Son honors legacy of Twin Cities artist who survived the Holocaust in new exhibit
The Nazis and their collaborators did much more than just murder 6 million Jews; they killed their talents, their dreams and their futures, too.
The lives of the survivors, then, are an eternal victory — even if they couldn't defeat time.
"With my mom, there's a triumph," said Daniel Smith, whose mother, Lucy Kreisler Smith, died in 2022. "I'm still learning."
The triumph, as Smith puts it, is now on display at a special art gallery at 550 Vandalia Street in St. Paul, featuring hundreds of his mother's sketches, drawings, paintings and tapestries.
Most works are untitled and undated, but Smith said he drew on some common themes when setting up the exhibition.
"The effect of the Holocaust, the dreams, the nightmares, things in the back of her mind — I see those here," he said. "I'm not an art expert, but her use of color is really outstanding and interesting. Some of them you can see the thicker dollops of paint and she was going for texture."
The show is free and open daily, from 3 p.m. to 7:30 p.m., through April 26.
Kreisler Smith, whose given name was Lilka, was born in Poland in 1933, and was sent with her family to the Kraków Ghetto in 1939. While most of her relatives were sent to Nazi death camps like Treblinka, Kreisler Smith's father obtained counterfeit baptism papers for Smith and her mother, enabling them to escape and pose as a Catholic family.
According to Smith, Kreisler Smith and her mother remained in Poland until after the war and would need their survival instincts again living through Communism.
Kreisler Smith would move to Paris, meet and marry an American man and then follow him to the United States. The marriage didn't work out, but the Smiths would eventually settle in St. Paul in the 1970s.
Kreisler Smith's first person testimonies are recorded at the University of Minnesota and the United States Holocaust Memorial Museum in Washington, D.C.
The U's Center of Holocaust and Genocide Studies, moreover, has a collection of first-person accounts of survivors who lived in the Twin Cities, including Herbert Fantle, Victor Vital and Dora Zaidenweber, among others. They've all passed in recent years.

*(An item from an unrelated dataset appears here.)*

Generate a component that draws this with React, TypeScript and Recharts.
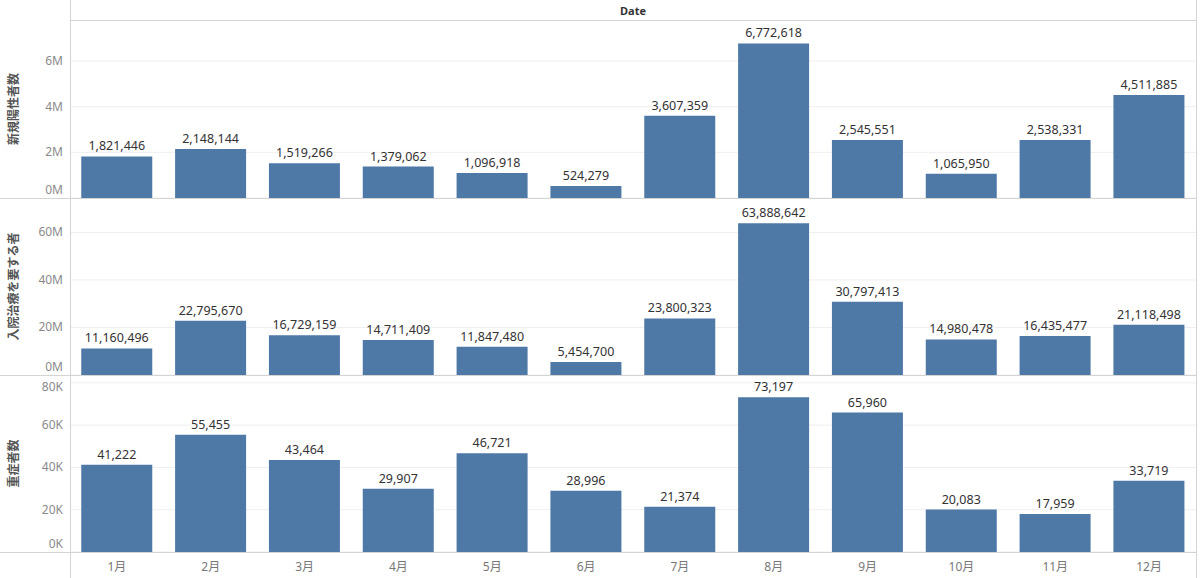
import React from 'react';
import { BarChart, Bar, XAxis, YAxis, CartesianGrid, LabelList } from 'recharts';

const months = ['1月', '2月', '3月', '4月', '5月', '6月', '7月', '8月', '9月', '10月', '11月', '12月'];
const newPositive = [1821446, 2148144, 1519266, 1379062, 1096918, 524279, 3607359, 6772618, 2545551, 1065950, 2538331, 4511885];
const hospitalized = [11160496, 22795670, 16729159, 14711409, 11847480, 5454700, 23800323, 63888642, 30797413, 14980478, 16435477, 21118498];
const severe = [41222, 55455, 43464, 29907, 46721, 28996, 21374, 73197, 65960, 20083, 17959, 33719];

const ticks1 = [0, 2000000, 4000000, 6000000];
const ticks2 = [0, 20000000, 40000000, 60000000];
const ticks3 = [0, 20000, 40000, 60000, 80000];

const titles = ['新規陽性者数', '入院治療を要する者', '重症者数'];

const FONT = '"Noto Sans", "Noto Sans CJK JP", sans-serif';
const BAR = '#4e79a7';

const build = (vals: number[]) => months.map((m, i) => ({ month: m, v: vals[i] }));

const fmtM = (v: number) => `${Math.round(v / 1000000)}M`;
const fmtK = (v: number) => `${Math.round(v / 1000)}K`;

const makeTick = (fmt: (v: number) => string) => (props: any) => {
  const { x, y, payload } = props;
  let shift = 0;
  if (payload.value === 0) shift = -8;
  else if (y < 12) shift = 12 - y;
  return (
    <text x={x} y={y + shift} dy={4} textAnchor="end" fill="#8a8a8a" fontSize={12} fontFamily={FONT}>
      {fmt(payload.value)}
    </text>
  );
};

const MonthTick = (props: any) => {
  const { x, y, payload } = props;
  return (
    <text x={x} y={y} dy={4} textAnchor="middle" fill="#777" fontSize={12} fontFamily={FONT}>
      {payload.value}
    </text>
  );
};

const fmtNum = (v: any) => Number(v).toLocaleString('en-US');

interface PanelProps {
  top: number;
  height: number;
  vals: number[];
  max: number;
  ticks: number[];
  fmt: (v: number) => string;
  title: string;
  showX: boolean;
}

const Panel = ({ top, height, vals, max, ticks, fmt, title, showX }: PanelProps) => (
  <div style={{ position: 'absolute', left: 0, top, width: 1200, height }}>
    <BarChart
      width={1200}
      height={height}
      data={build(vals)}
      margin={{ top: 0, right: 4, bottom: 0, left: 0 }}
      barCategoryGap="12%"
    >
      <CartesianGrid horizontal vertical={false} stroke="#efefef" />
      <XAxis
        dataKey="month"
        hide={!showX}
        height={showX ? 26 : 0}
        axisLine={false}
        tickLine={false}
        tick={<MonthTick />}
        tickMargin={9}
        interval={0}
      />
      <YAxis
        width={70}
        domain={[0, max]}
        ticks={ticks}
        interval={0}
        allowDataOverflow
        axisLine={false}
        tickLine={false}
        tickSize={0}
        tickMargin={7}
        tick={makeTick(fmt)}
        label={{
          value: title,
          angle: -90,
          position: 'insideLeft',
          offset: 14,
          style: { textAnchor: 'middle', fill: '#555', fontSize: 12, fontWeight: 'bold', fontFamily: FONT },
        }}
      />
      <Bar dataKey="v" fill={BAR} isAnimationActive={false}>
        <LabelList
          dataKey="v"
          position="top"
          offset={6}
          formatter={fmtNum}
          style={{ fill: '#333', fontSize: 12.5, fontFamily: FONT }}
        />
      </Bar>
    </BarChart>
  </div>
);

const Line = ({ left, top, width, height, color }: any) => (
  <div style={{ position: 'absolute', left, top, width, height, background: color }} />
);

export default function App() {
  return (
    <div style={{ position: 'relative', width: 1200, height: 578, background: '#fff', fontFamily: FONT, overflow: 'hidden' }}>
      <style>{'body{margin:0;}'}</style>
      <div
        style={{
          position: 'absolute',
          left: 70,
          width: 1126,
          top: 3,
          textAlign: 'center',
          fontSize: 11,
          fontWeight: 'bold',
          color: '#333',
          fontFamily: FONT,
        }}
      >
        Date
      </div>
      <Panel top={20} height={178} vals={newPositive} max={7800000} ticks={ticks1} fmt={fmtM} title={titles[0]} showX={false} />
      <Panel top={198} height={177} vals={hospitalized} max={74500000} ticks={ticks2} fmt={fmtM} title={titles[1]} showX={false} />
      <Panel top={375} height={203} vals={severe} max={83700} ticks={ticks3} fmt={fmtK} title={titles[2]} showX />
      <Line left={70} top={20} width={1126} height={1} color="#d4d4d4" />
      <Line left={0} top={198} width={1196} height={1} color="#d4d4d4" />
      <Line left={0} top={375} width={1196} height={1} color="#d4d4d4" />
      <Line left={0} top={552} width={1196} height={1} color="#d4d4d4" />
      <Line left={70} top={0} width={1} height={578} color="#d4d4d4" />
      <Line left={1196} top={0} width={1} height={578} color="#d4d4d4" />
    </div>
  );
}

Rise in Antisemitism, Decline in Holocaust Literacy
Those lessons are perhaps needed now more than ever, too, as recent surveys show an increasing number of younger Americans who are either uninformed or indifferent to the facts of history.

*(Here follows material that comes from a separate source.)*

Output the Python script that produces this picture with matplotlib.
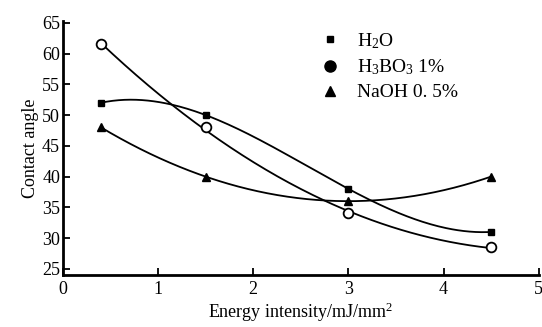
import numpy as np
import matplotlib.pyplot as plt
from matplotlib.lines import Line2D

plt.rcParams['font.family'] = ['Liberation Serif', 'DejaVu Serif']
plt.rcParams['mathtext.fontset'] = 'custom'
plt.rcParams['mathtext.rm'] = 'Liberation Serif'
plt.rcParams['mathtext.it'] = 'Liberation Serif:italic'

# data
energy = [0.4, 1.5, 3.0, 4.5]
h2o = [52, 50, 38, 31]
h3bo3 = [61.5, 48, 34, 28.5]
naoh = [48, 40, 36, 40]

x_ticks = [0, 1, 2, 3, 4, 5]
y_ticks = [25, 30, 35, 40, 45, 50, 55, 60, 65]

fig = plt.figure(figsize=(5.42, 3.27), dpi=100)
ax = fig.add_axes([0.116, 0.159, 0.878, 0.777])

# smooth trend curves (cubic for water, quadratic for the others)
xs = np.linspace(energy[0], energy[-1], 200)
for vals, deg in ((h2o, 3), (h3bo3, 2), (naoh, 2)):
    coef = np.polyfit(energy, vals, deg)
    ax.plot(xs, np.polyval(coef, xs), color='black', lw=1.3)

ax.plot(energy, h2o, 's', color='black', ms=5)
ax.plot(energy, h3bo3, 'o', mfc='white', mec='black', mew=1.3, ms=7)
ax.plot(energy, naoh, '^', color='black', ms=6)

ax.set_xlim(0, 5)
ax.set_ylim(24, 65.3)
ax.set_xticks(x_ticks)
ax.set_yticks(y_ticks)
ax.tick_params(direction='in', length=5, width=1.3, labelsize=13)
ax.tick_params(axis='x', pad=4)
ax.tick_params(axis='y', pad=2)
for s in ('top', 'right'):
    ax.spines[s].set_visible(False)
for s in ('left', 'bottom'):
    ax.spines[s].set_linewidth(2)

ax.set_xlabel('Energy intensity/mJ/mm$^2$', fontsize=13, labelpad=2)
ax.set_ylabel('Contact angle', fontsize=13, labelpad=2)

handles = [
    Line2D([], [], ls='none', marker='s', color='black', ms=5),
    Line2D([], [], ls='none', marker='o', color='black', ms=8),
    Line2D([], [], ls='none', marker='^', color='black', ms=7),
]
labels = ['H$_2$O', 'H$_3$BO$_3$ 1%', 'NaOH 0. 5%']
ax.legend(handles, labels, loc='upper left', bbox_to_anchor=(0.5, 1.03),
          frameon=False, fontsize=14, handletextpad=0.8, labelspacing=0.35,
          handlelength=1.2)

fig.savefig('out.png', dpi=100)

A 2020 survey of 11,000 U.S. Millennials and Generation Z'ers found 63% of respondents were unaware that 6 million Jews were killed by the Nazis and collaborators. The survey also showed 48% of national respondents couldn't name a single ghetto or concentration camp, including Warsaw or Auschwitz.
The Pew Research Center also conducted a survey where 43 of respondents were unaware that Hitler was democratically elected.
Reported attacks against Jews in America were already rising in recent years, but they've since soared — especially on college campuses — after Hamas' brutal October 7, 2023, terrorist attacks in Israel, according to the Anti-Defamation League.